6 of 133 comments (clear)

  1. High cost of open plan by vlm · · Score: 4, Insightful

    Look at the high cost of loud open plan cube farms... imagine being able to lower your salary costs by 10% to 30% by productivity increases, merely by providing a more humane working environment.

    Isn't it odd that you never hear people complaining, "I'm trying to concentrate here, so make a bunch of noise, OK?"

    --
    "Science flies us to the moon. Religion flies us into buildings." - Victor Stenger
  2. Re:Here's the thing. by obarel · · Score: 5, Insightful

    Here's the thing: would you like to do things once and finish them, or keep fixing the mistakes you've made while being distracted?

  3. Coooperative or Preemptive Multitasking? by zhiwenchong · · Score: 5, Insightful

    I find I'm very productive when I focus on short tasks and switch between them (sort of like how co-routines work).

    I'm not productive when I'm doing more than one thing at a time.

  4. I hope the experiment doesn't match the summary by fibonacci8 · · Score: 4, Insightful

    For what task(s) were the accompanying unrelated words used? If there weren't additional tasks used to measure the retention of the unrelated words, this doesn't test multitasking at all. Not to mention the 10%/30% drops do not represent a loss in productivity if the additional simultaneous tasks result in a net improvement. The summary sounds like a first grader put together the experiment, time to read the article...

    --
    Inheritance is the sincerest form of nepotism.
  5. Mod parent up. by khasim · · Score: 4, Insightful

    The trick to "multi-tasking" is to break the various tasks down into sub-tasks that can be completed in the time between interruptions.
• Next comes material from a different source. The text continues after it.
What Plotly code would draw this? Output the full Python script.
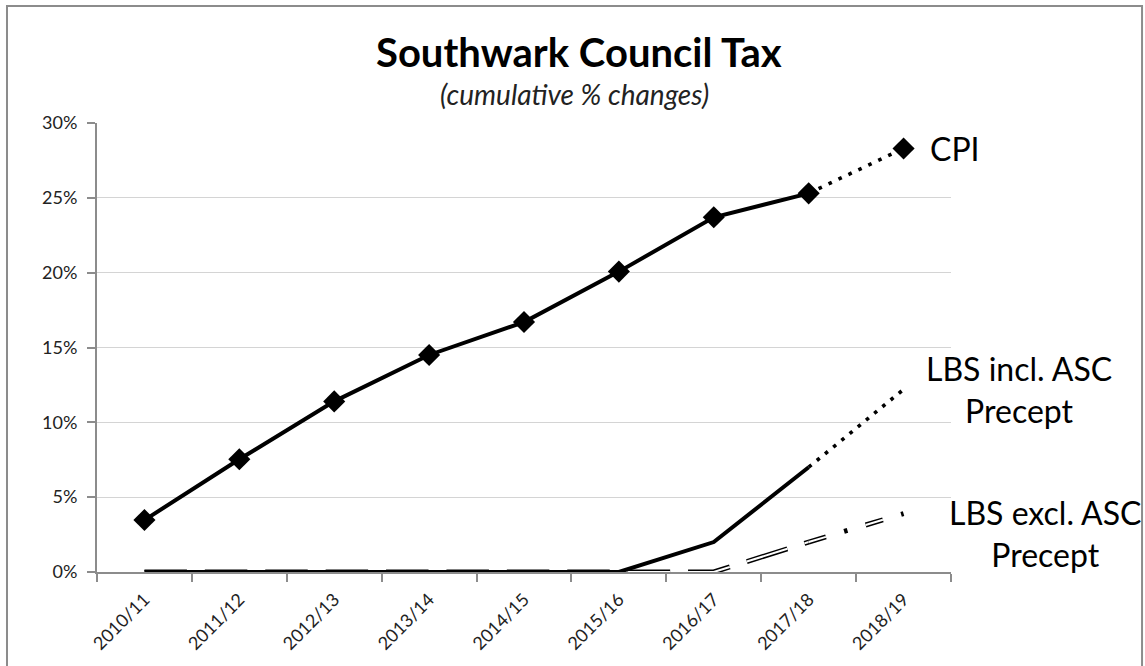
import plotly.graph_objects as go

years = ["2010/11", "2011/12", "2012/13", "2013/14", "2014/15",
         "2015/16", "2016/17", "2017/18", "2018/19"]
cpi = [3.47, 7.53, 11.4, 14.5, 16.7, 20.07, 23.7, 25.3, 28.3]
lbs_incl = [0, 0, 0, 0, 0, 0, 2.0, 7.0, 12.2]
lbs_excl = [0, 0, 0, 0, 0, 0, 0.0, 2.0, 3.9]
tick_vals = [0, 0.05, 0.10, 0.15, 0.20, 0.25, 0.30]

FONT = "Lato"
n_actual = 8  # last actual year index + 1 (2017/18); 2018/19 is projected


def split(vals):
    v = [x / 100 for x in vals]
    solid = v[:n_actual] + [None] * (len(v) - n_actual)
    proj = [None] * (n_actual - 1) + v[n_actual - 1:]
    return solid, proj


cpi_s, cpi_p = split(cpi)
inc_s, inc_p = split(lbs_incl)
exc_s, exc_p = split(lbs_excl)

fig = go.Figure()

# LBS excl. ASC precept - hollow dashed line (black outline + white core)
fig.add_trace(go.Scatter(x=years, y=exc_s, mode="lines", cliponaxis=False,
                         line=dict(color="black", width=5, dash="42.5px,17.9px"),
                         showlegend=False, hoverinfo="skip"))
fig.add_trace(go.Scatter(x=years, y=exc_s, mode="lines", cliponaxis=False,
                         line=dict(color="white", width=2, dash="42.5px,17.9px"),
                         showlegend=False, hoverinfo="skip"))
fig.add_trace(go.Scatter(x=years, y=exc_p, mode="lines", cliponaxis=False,
                         line=dict(color="black", width=5, dash="18px,19px,3.5px,19px"),
                         showlegend=False, hoverinfo="skip"))
fig.add_trace(go.Scatter(x=years, y=exc_p, mode="lines", cliponaxis=False,
                         line=dict(color="white", width=2, dash="18px,41.5px"),
                         showlegend=False, hoverinfo="skip"))

# LBS incl. ASC precept
fig.add_trace(go.Scatter(x=years, y=inc_s, mode="lines", cliponaxis=False,
                         line=dict(color="black", width=4),
                         showlegend=False))
fig.add_trace(go.Scatter(x=years, y=inc_p, mode="lines", cliponaxis=False,
                         line=dict(color="black", width=3.6, dash="3.6px,7px"),
                         showlegend=False))

# CPI
fig.add_trace(go.Scatter(x=years, y=cpi_s, mode="lines", cliponaxis=False,
                         line=dict(color="black", width=4),
                         showlegend=False))
fig.add_trace(go.Scatter(x=years, y=cpi_p, mode="lines", cliponaxis=False,
                         line=dict(color="black", width=3.6, dash="3.6px,7.4px"),
                         showlegend=False))
fig.add_trace(go.Scatter(x=years, y=[v / 100 for v in cpi], mode="markers",
                         cliponaxis=False,
                         marker=dict(symbol="diamond", size=17, color="black"),
                         showlegend=False))

annotations = [
    dict(text="<b>Southwark Council Tax</b>", xref="paper", yref="paper",
         x=0.5644, y=1.158, xanchor="center", yanchor="middle", showarrow=False,
         font=dict(family=FONT, size=40, color="black")),
    dict(text="<i>(cumulative % changes)</i>", xref="paper", yref="paper",
         x=0.559, y=1.065, xanchor="center", yanchor="middle", showarrow=False,
         font=dict(family=FONT, size=28, color="#222222")),
    dict(text="CPI", x=years[-1], y=cpi[-1] / 100, xanchor="left", yanchor="middle",
         xshift=24, showarrow=False,
         font=dict(family=FONT, size=32, color="black")),
    dict(text="LBS incl. ASC<br>Precept", x=years[-1], y=lbs_incl[-1] / 100,
         xanchor="center", yanchor="middle", xshift=115, yshift=0, align="center",
         showarrow=False, font=dict(family=FONT, size=32, color="black")),
    dict(text="LBS excl. ASC<br>Precept", x=years[-1], y=lbs_excl[-1] / 100,
         xanchor="center", yanchor="middle", xshift=141, yshift=-20, align="center",
         showarrow=False, font=dict(family=FONT, size=32, color="black")),
]

fig.update_layout(
    width=1145, height=666,
    margin=dict(l=97, r=194, t=123, b=94),
    paper_bgcolor="white", plot_bgcolor="white",
    font=dict(family=FONT, color="#222222"),
    annotations=annotations,
    shapes=[dict(type="rect", xref="paper", yref="paper",
                 x0=-0.1054, x1=1.2237, y0=-0.3, y1=1.2606,
                 line=dict(color="#8c8c8c", width=2), layer="below")],
    xaxis=dict(type="category", range=[-0.5, 8.5], tickson="boundaries",
               showline=True, linecolor="#8c8c8c", linewidth=2,
               ticks="outside", ticklen=8, tickcolor="#8c8c8c", tickwidth=2,
               tickangle=-45, ticklabelstandoff=8, automargin=False,
               tickfont=dict(family=FONT, size=18, color="#222222"),
               showgrid=False, zeroline=False, layer="below traces", fixedrange=True),
    yaxis=dict(range=[0, 0.30], tickvals=tick_vals, tickformat=".0%",
               showline=True, linecolor="#8c8c8c", linewidth=2,
               ticks="outside", ticklen=8, tickcolor="#8c8c8c", tickwidth=2,
               ticklabelstandoff=6, automargin=False,
               showgrid=True, gridcolor="#d4d4d4", gridwidth=1.3, zeroline=False,
               tickfont=dict(family=FONT, size=18, color="#222222"),
               layer="below traces", fixedrange=True),
)

fig.write_html("out.html")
    The human brain is NOT good at focusing on two or more conscious tasks.

  6. Re:Here's the thing. by rgbatduke · · Score: 4, Insightful

    Except that is not what they tested, is it? They tested people on whether or not they could work efficiently if they are distracted, not whether or not multitasking improves or doesn't improve efficiency.

    The silly thing is that we actually know quite a lot about task organization for efficient multitasking. It is a key component of task scheduling on any computer. Fine grained multitasking -- especially on a CPU that has a large latency component for switching tasks, is known as "thrashing", and is also known to degrade performance substantially, and whacking a computer with a steady stream of pointless interrupts so that it is always thrashing slows it down.

    At the same time, executing tasks with the right granularity and with the right kinds of latency and parallelism can speed things up quite a lot compared to doing tasks one at a time. This, too, is true in life as much as it is in computers. Anybody who cooks knows that you cannot generally make a good meal in serial fashion. If you want to serve rice with a stir fry and end up with dessert in a timely manner, you have to be cooking the rice, chilling the dessert, and chopping up and frying the main course all "at the same time", with layered overlaps in the attention you pay to the different tasks. The tasks are all related and a skilled cook can juggle quite a few of them without cognitive or operational overload and finish a meal far faster than anyone would ever finish it cooking one thing at a time (to a soggy, cold, unproductive finish).

    Most normal humans multitask all the time. I listen to music and work while wiggling my feet to maintain circulation. I hop from answering email to posting silly things like this reply to doing work on task A to doing work on task B to doing work on task C -- so much the more so when my tasks are all different, all use the computer (or a number of computers) and take different amounts of time (attended or unattended) to move on to the next stage of completion. Yes, I can be overloaded, I can thrash in my normal work if overloaded so little gets done, but that is entirely different from asking if I can work when somebody is randomly blasting uncorrelated and meaningless distractions into my workspace.

    rgb

    --
    Even when the experts all agree, they may well be mistaken. --- Bertrand Russell.